[JURIST] The Department of Justice (DOJ) [official website] clarified its stance on online gambling in a memorandum opinion [text, PDF] released Friday holding online non-sports related gambling that crosses state or international borders is not covered by the Wire Act of 1961 [text]. The opinion dealt with the online, out-of-state sale of lottery tickets in Illinois and New York, but could open the door for online gambling as a whole. Specifically, the opinion suggests that the Wire Act was only meant to regulate sporting events instead of all online gambling. The opinion centers around the interpretation of one section of the Wire Act which states: “Whoever being engaged in the business of betting or wagering knowingly uses a wire communication facility for the transmission in interstate or foreign commerce of bets or wagers or information assisting in the placing of bets or wagers on any sporting event or contest…shall be fined under this title or imprisoned not more than two years, or both.” The DOJ limited its interpretation of the law:
Given that the Wire Act does not reach interstate transmissions of wire communications that do not relate to a ‘sporting event or contest’ and that the state-run lotteries proposed by New York and Illinois do not involve sporting events or contests, we conclude that the Wire Act does not prohibit the lotteries described in these proposals.
The opinion shifts the administration’s stance in a way that could allow non-sports related interstate online gambling under federal law. The DOJ’s opinion ends by saying its stance needs to be reconciled with existing federal legislation.
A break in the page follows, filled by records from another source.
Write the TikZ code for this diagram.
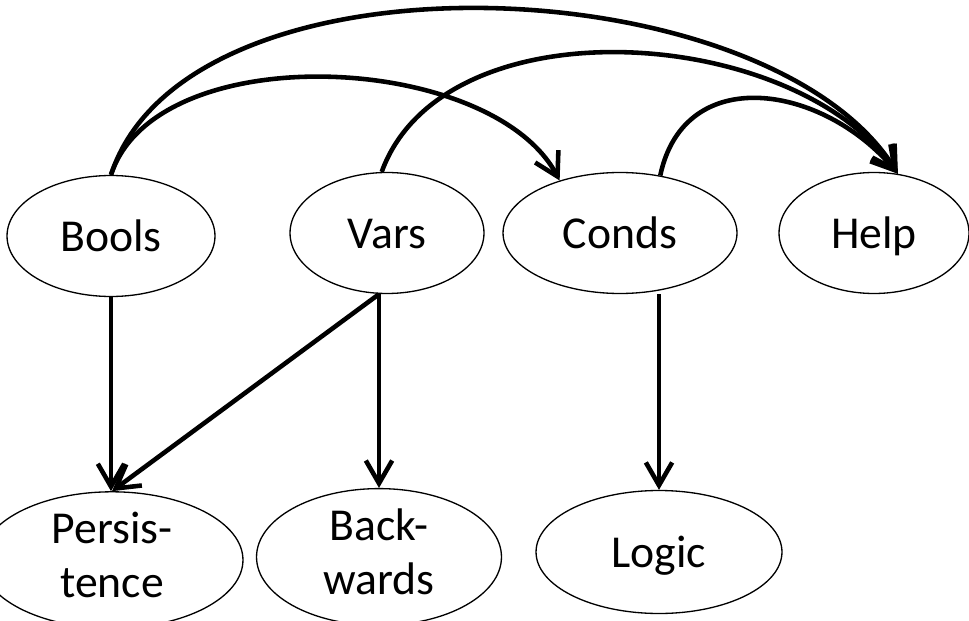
\documentclass[tikz,border=0pt]{standalone}
\usepackage{fontspec}
\setmainfont{Carlito}
\usepackage{tikz}
\usetikzlibrary{shapes,arrows.meta,positioning}
\newcommand{\topicstrut}{\rule[-6pt]{0pt}{30pt}}
\tikzstyle{topic} = [ellipse, draw, line width=0.75pt, inner sep=0pt,
                     minimum height=2.42cm, align=center,
                     font=\fontsize{26}{31}\selectfont,
                     execute at begin node=\topicstrut,
                     execute at end node=\topicstrut]
\tikzstyle{arrow} = [line width=2.6pt, -{Straight Barb[length=13pt,width=15pt]}]

\begin{document}
\begin{tikzpicture}[x=0.02cm,y=-0.02cm]
		\useasboundingbox (0,0) rectangle (969,621);

		\node[topic,minimum width=4.16cm] (bools) at (111,236) {Bools};
		\node[topic,minimum width=3.88cm] (vars) at (387,233) {Vars};
		\node[topic,minimum width=4.68cm] (conds) at (620,233) {Conds};
		\node[topic,minimum width=3.8cm] (help) at (874,233) {Help};

		\node[topic,minimum width=5.24cm,minimum height=2.4cm] (persist) at (112,560) {Persis-\\tence};
		\node[topic,minimum width=4.9cm,minimum height=2.48cm] (back) at (379,557) {Back-\\wards};
		\node[topic,minimum width=4.92cm,minimum height=2.46cm] (logic) at (659,552) {Logic};

		\draw[arrow] (bools.south) -- (bools.south |- persist.north);
		\draw[arrow] (vars.south -| back.north) -- (persist.north);
		\draw[arrow] (vars.south -| back.north) -- (back.north);
		\draw[arrow] (conds.south -| logic.north) -- (logic.north);

		\draw[arrow] (bools.north) to[out=72,in=122,looseness=0.8] (help.68);
		\draw[arrow] (bools.north) to[out=72,in=118,looseness=0.83] (conds.139);
		\draw[arrow] (vars.95) to[out=70,in=125,looseness=0.9] (help.68);
		\draw[arrow] (conds.55) to[out=78,in=130,looseness=1.25] (help.68);
	\end{tikzpicture}
\end{document}
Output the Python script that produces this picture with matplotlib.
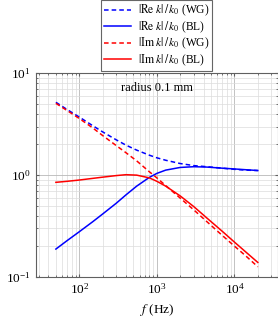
import matplotlib
matplotlib.use('Agg')
from matplotlib import pyplot as plt
import numpy as np

plt.rcParams['font.family'] = ['Liberation Serif', 'DejaVu Serif']
plt.rcParams['mathtext.fontset'] = 'stix'

# frequency (Hz) and |k|/k0
freq = [50, 70, 100, 150, 200, 300, 400, 550, 800, 1000, 1300, 2000,
        3000, 4400, 7000, 10000, 14000, 20000]
re_wg = [5.19, 4.4, 3.72, 3.05, 2.66, 2.22, 1.97, 1.76, 1.57, 1.48, 1.40,
         1.30, 1.24, 1.21, 1.17, 1.14, 1.12, 1.11]
re_bl = [0.188, 0.228, 0.278, 0.35, 0.415, 0.53, 0.64, 0.78, 0.95, 1.04,
         1.12, 1.19, 1.21, 1.20, 1.17, 1.15, 1.13, 1.11]
im_wg = [5.07, 4.3, 3.6, 2.9, 2.45, 1.95, 1.66, 1.38, 1.08, 0.94, 0.79,
         0.595, 0.455, 0.35, 0.255, 0.201, 0.161, 0.126]
im_bl = [0.85, 0.87, 0.895, 0.93, 0.955, 0.99, 1.01, 1.0, 0.94, 0.87,
         0.78, 0.625, 0.49, 0.38, 0.28, 0.22, 0.176, 0.139]

fig = plt.figure(figsize=(2.78, 3.2), dpi=100)
ax = fig.add_axes([0.1284, 0.1344, 0.8716, 0.6366])

re_lab = r'$|\mathrm{Re}\;k|\,/\,k_0$'
im_lab = r'$|\mathrm{Im}\;k|\,/\,k_0$'
ax.plot(freq, re_wg, color='blue', lw=1.1, dashes=(3, 2), label=re_lab + ' (WG)')
ax.plot(freq, re_bl, color='blue', lw=1.1, label=re_lab + ' (BL)')
ax.plot(freq, im_wg, color='red', lw=1.1, dashes=(3, 2), label=im_lab + ' (WG)')
ax.plot(freq, im_bl, color='red', lw=1.1, label=im_lab + ' (BL)')

ax.set_xscale('log')
ax.set_yscale('log')
lo, hi = np.log10(50), np.log10(20000)
pad = 0.1 * (hi - lo)
ax.set_xlim(10 ** (lo - pad), 10 ** (hi + pad))
ax.set_ylim(0.1, 10)

ax.grid(True, which='major', color='#b8b8b8', lw=0.6)
ax.grid(True, which='minor', color='#dcdcdc', lw=0.5)
ax.set_axisbelow(True)
for s in ax.spines.values():
    s.set_color('#606060')
    s.set_linewidth(0.8)
ax.tick_params(which='both', direction='in', color='#606060', labelsize=9.5,
               top=True, right=True, length=2.5)
ax.tick_params(which='minor', length=1.5)
ax.xaxis.set_minor_formatter(matplotlib.ticker.NullFormatter())
ax.yaxis.set_minor_formatter(matplotlib.ticker.NullFormatter())

ax.text(0.5, 0.955, 'radius 0.1 mm', transform=ax.transAxes, ha='center',
        va='top', fontsize=9)
ax.set_xlabel(r'$f$ (Hz)', fontsize=9.5, labelpad=4)

leg = ax.legend(loc='upper center', bbox_to_anchor=(0.5, 1.0),
                bbox_transform=matplotlib.transforms.blended_transform_factory(ax.transAxes, fig.transFigure),
                fontsize=8.3, frameon=True, fancybox=False, handlelength=2.3,
                borderaxespad=0.0, labelspacing=0.1, borderpad=0.25,
                handletextpad=0.6)
leg.get_frame().set_edgecolor('#404040')
leg.get_frame().set_linewidth(0.8)

plt.savefig('out.png', dpi=100)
The Wire Act is not the only law affecting online gambling. In November, New Jersey passed Public Question 1 [JURIST report] by a 65 percent margin, amending the New Jersey constitution [text] to legalize sports gambling. The Washington Supreme Court [official website] ruled last year that a state ban on online gambling [JURIST report] is constitutional. That month, the EU Court of Justice (ECJ) [official website] delivered three judgments striking down gambling restrictions [JURIST report] in Germany because the regulations were not designed to protect public interest. The ECJ upheld a Swedish law restricting Internet gambling [JURIST report]. The Unlawful Internet Gambling Enforcement Act of 2006 (UIGEA) [HR 4411 summary] bans banks and financial institutions from intentionally accepting payments from credit cards, checks, or electronic fund transfers related to unlawful Internet bets. This act was passed by George W. Bush in 2006, but enforcement of the bill was delayed [JURIST reports] by the Obama Administration in 2009.